Excerpted data:
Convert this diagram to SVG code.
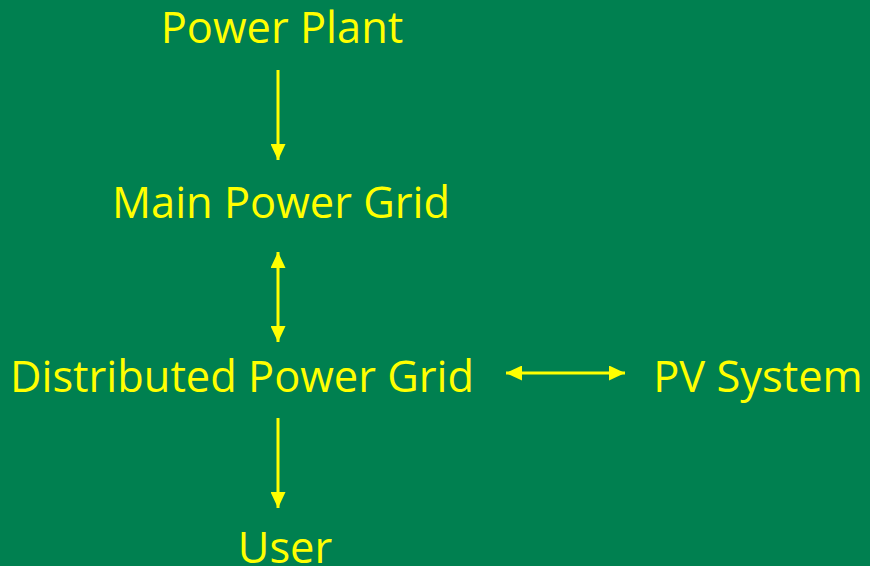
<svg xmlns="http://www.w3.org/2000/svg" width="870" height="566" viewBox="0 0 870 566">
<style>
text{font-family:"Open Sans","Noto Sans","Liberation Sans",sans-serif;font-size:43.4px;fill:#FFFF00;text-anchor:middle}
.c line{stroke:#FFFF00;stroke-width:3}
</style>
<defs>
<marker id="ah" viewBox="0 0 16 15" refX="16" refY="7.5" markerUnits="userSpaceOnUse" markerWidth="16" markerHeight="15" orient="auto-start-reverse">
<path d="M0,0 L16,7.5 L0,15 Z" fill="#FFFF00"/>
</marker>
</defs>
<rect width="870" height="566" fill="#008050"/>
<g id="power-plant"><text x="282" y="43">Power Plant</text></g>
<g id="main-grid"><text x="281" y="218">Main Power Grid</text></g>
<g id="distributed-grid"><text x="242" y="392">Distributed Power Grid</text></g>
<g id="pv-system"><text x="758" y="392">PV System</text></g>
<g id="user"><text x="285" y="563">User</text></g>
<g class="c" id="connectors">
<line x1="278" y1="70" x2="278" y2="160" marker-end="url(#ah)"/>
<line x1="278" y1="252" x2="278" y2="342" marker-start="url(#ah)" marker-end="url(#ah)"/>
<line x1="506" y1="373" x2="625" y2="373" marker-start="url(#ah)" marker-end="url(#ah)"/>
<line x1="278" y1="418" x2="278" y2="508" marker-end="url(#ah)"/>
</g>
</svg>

* * *

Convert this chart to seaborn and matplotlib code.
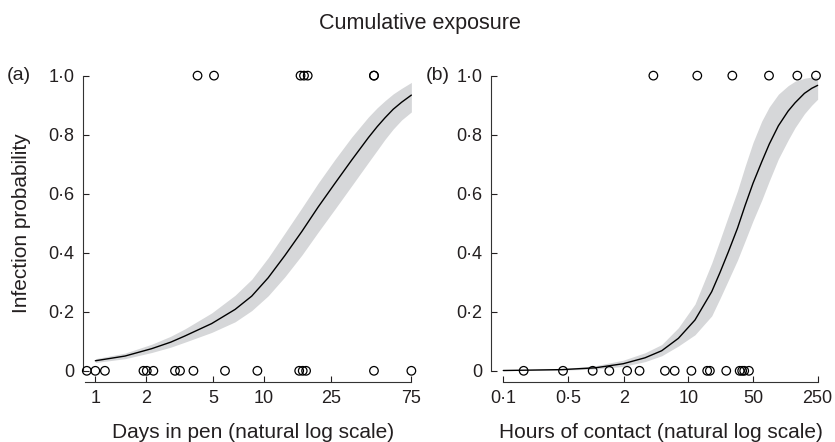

Given instruction: Which lines in the listing above hold the word "code"? Show each of them.

Completed exercise:
Convert this diagram to SVG code.
Convert this chart to seaborn and matplotlib code.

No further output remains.